#### Task description
Leaving out the pictures, retype the lines from the beginning of the listing through the line containing "14.5,22.9,18.3,26.9,35.6,26.7];".

———

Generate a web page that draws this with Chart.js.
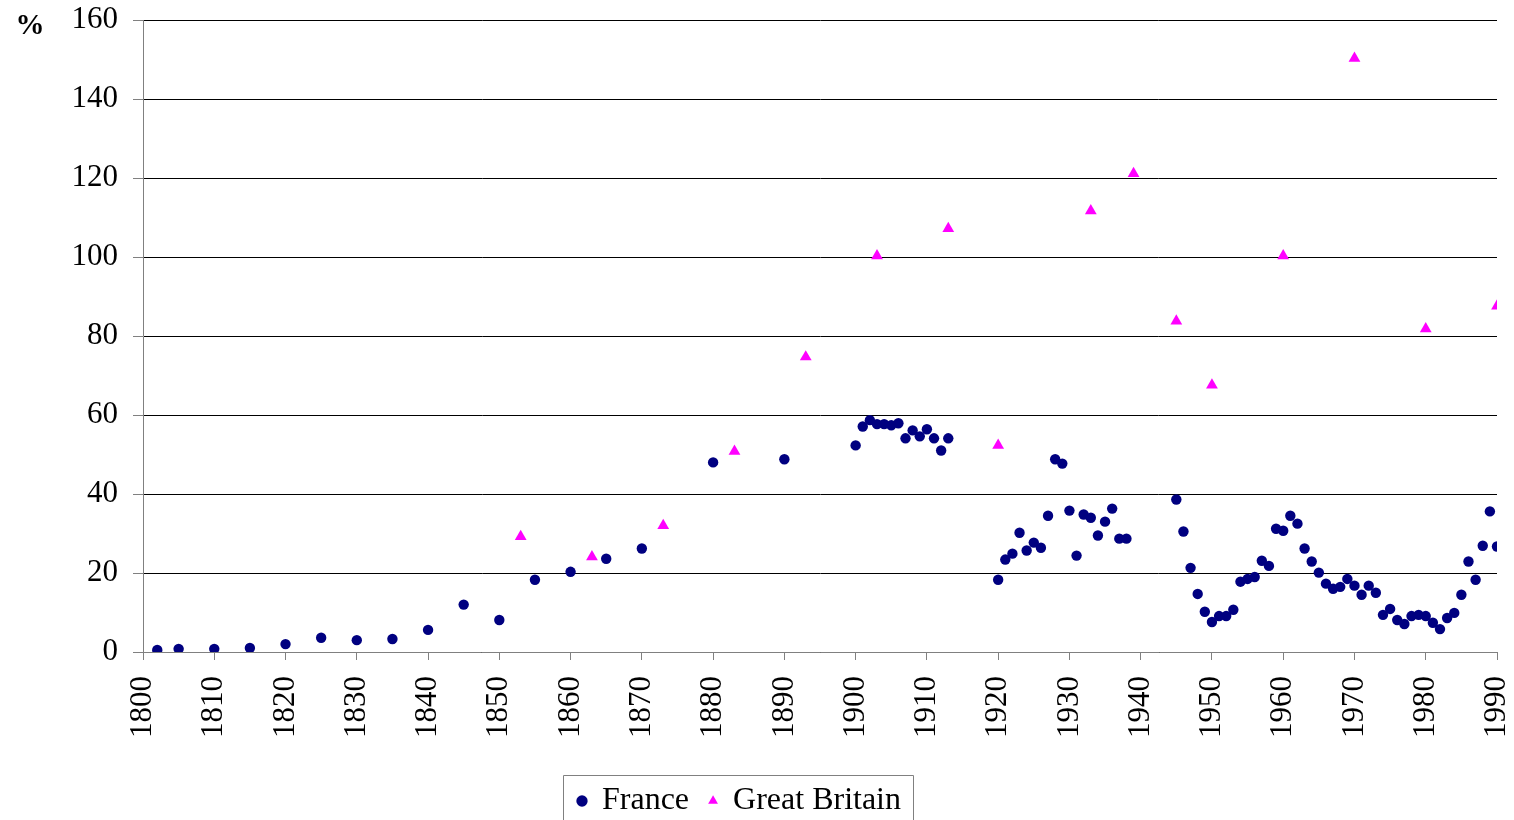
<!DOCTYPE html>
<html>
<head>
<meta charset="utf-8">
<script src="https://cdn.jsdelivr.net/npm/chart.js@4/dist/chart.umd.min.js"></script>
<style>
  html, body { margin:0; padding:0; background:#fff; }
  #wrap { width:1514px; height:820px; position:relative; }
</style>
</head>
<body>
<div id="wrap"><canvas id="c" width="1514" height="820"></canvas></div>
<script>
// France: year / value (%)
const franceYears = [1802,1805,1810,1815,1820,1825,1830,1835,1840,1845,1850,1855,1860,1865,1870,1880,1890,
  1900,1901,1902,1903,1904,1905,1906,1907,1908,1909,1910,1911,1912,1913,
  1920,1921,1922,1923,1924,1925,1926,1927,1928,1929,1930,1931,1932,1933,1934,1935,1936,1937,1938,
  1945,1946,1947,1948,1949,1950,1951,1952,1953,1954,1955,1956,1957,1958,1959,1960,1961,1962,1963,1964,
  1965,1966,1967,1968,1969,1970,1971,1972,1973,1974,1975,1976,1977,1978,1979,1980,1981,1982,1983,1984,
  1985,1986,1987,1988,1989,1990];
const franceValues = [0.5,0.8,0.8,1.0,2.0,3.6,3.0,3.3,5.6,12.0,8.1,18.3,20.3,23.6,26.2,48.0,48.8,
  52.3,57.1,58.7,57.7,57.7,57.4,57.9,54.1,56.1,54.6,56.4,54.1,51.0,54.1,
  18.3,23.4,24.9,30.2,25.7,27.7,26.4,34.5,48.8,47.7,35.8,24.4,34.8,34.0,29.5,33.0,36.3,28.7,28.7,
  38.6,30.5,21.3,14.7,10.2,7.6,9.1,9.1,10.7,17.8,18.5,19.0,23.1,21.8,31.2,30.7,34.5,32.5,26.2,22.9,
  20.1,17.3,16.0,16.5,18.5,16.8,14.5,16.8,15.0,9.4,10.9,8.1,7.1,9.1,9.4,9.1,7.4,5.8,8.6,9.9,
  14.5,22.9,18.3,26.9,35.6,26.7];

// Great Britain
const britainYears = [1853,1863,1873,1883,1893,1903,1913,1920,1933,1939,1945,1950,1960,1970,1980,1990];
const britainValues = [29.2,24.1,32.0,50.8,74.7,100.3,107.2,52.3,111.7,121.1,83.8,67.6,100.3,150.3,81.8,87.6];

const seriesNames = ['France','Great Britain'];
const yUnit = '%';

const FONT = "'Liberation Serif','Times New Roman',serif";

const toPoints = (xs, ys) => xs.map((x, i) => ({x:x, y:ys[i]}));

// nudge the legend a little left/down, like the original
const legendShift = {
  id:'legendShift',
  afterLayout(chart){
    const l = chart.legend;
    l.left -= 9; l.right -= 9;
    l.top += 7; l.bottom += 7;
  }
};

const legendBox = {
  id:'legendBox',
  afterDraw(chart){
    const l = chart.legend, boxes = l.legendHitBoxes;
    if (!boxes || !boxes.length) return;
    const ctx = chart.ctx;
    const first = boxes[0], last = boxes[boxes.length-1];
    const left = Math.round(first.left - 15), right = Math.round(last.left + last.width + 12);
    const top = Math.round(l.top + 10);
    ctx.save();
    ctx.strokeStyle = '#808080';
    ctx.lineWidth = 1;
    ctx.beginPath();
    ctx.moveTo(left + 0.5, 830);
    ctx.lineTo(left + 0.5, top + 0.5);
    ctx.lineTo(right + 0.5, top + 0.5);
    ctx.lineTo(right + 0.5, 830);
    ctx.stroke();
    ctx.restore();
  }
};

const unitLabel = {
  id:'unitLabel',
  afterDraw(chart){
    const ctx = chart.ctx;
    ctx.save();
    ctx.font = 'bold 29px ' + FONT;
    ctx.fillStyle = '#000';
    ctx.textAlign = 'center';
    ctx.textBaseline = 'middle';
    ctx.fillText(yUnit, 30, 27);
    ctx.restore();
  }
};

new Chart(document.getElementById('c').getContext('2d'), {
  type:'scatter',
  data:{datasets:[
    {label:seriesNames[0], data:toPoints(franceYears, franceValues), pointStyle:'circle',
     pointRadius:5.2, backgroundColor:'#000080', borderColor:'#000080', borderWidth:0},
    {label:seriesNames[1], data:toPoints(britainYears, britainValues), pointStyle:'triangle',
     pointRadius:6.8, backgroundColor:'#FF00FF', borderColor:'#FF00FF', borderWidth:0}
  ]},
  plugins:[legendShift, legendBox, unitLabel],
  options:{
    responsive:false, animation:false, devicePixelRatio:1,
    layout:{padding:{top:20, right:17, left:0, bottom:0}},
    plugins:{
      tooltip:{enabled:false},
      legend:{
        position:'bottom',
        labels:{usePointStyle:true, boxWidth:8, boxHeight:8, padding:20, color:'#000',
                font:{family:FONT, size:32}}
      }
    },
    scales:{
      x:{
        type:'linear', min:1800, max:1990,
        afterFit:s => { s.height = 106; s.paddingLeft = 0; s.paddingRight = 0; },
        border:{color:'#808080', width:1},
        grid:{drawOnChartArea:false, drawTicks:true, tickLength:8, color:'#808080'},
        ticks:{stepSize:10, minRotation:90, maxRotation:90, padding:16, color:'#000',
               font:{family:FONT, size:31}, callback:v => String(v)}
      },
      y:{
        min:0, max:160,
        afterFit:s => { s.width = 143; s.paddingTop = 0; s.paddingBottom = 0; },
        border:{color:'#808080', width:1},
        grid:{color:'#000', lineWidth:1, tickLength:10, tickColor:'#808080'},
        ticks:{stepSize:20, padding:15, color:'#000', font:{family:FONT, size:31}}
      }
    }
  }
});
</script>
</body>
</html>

———

#### Response to this exercise
Generate a web page that draws this with Chart.js.
<!DOCTYPE html>
<html>
<head>
<meta charset="utf-8">
<script src="https://cdn.jsdelivr.net/npm/chart.js@4/dist/chart.umd.min.js"></script>
<style>
  html, body { margin:0; padding:0; background:#fff; }
  #wrap { width:1514px; height:820px; position:relative; }
</style>
</head>
<body>
<div id="wrap"><canvas id="c" width="1514" height="820"></canvas></div>
<script>
// France: year / value (%)
const franceYears = [1802,1805,1810,1815,1820,1825,1830,1835,1840,1845,1850,1855,1860,1865,1870,1880,1890,
  1900,1901,1902,1903,1904,1905,1906,1907,1908,1909,1910,1911,1912,1913,
  1920,1921,1922,1923,1924,1925,1926,1927,1928,1929,1930,1931,1932,1933,1934,1935,1936,1937,1938,
  1945,1946,1947,1948,1949,1950,1951,1952,1953,1954,1955,1956,1957,1958,1959,1960,1961,1962,1963,1964,
  1965,1966,1967,1968,1969,1970,1971,1972,1973,1974,1975,1976,1977,1978,1979,1980,1981,1982,1983,1984,
  1985,1986,1987,1988,1989,1990];
const franceValues = [0.5,0.8,0.8,1.0,2.0,3.6,3.0,3.3,5.6,12.0,8.1,18.3,20.3,23.6,26.2,48.0,48.8,
  52.3,57.1,58.7,57.7,57.7,57.4,57.9,54.1,56.1,54.6,56.4,54.1,51.0,54.1,
  18.3,23.4,24.9,30.2,25.7,27.7,26.4,34.5,48.8,47.7,35.8,24.4,34.8,34.0,29.5,33.0,36.3,28.7,28.7,
  38.6,30.5,21.3,14.7,10.2,7.6,9.1,9.1,10.7,17.8,18.5,19.0,23.1,21.8,31.2,30.7,34.5,32.5,26.2,22.9,
  20.1,17.3,16.0,16.5,18.5,16.8,14.5,16.8,15.0,9.4,10.9,8.1,7.1,9.1,9.4,9.1,7.4,5.8,8.6,9.9,
  14.5,22.9,18.3,26.9,35.6,26.7];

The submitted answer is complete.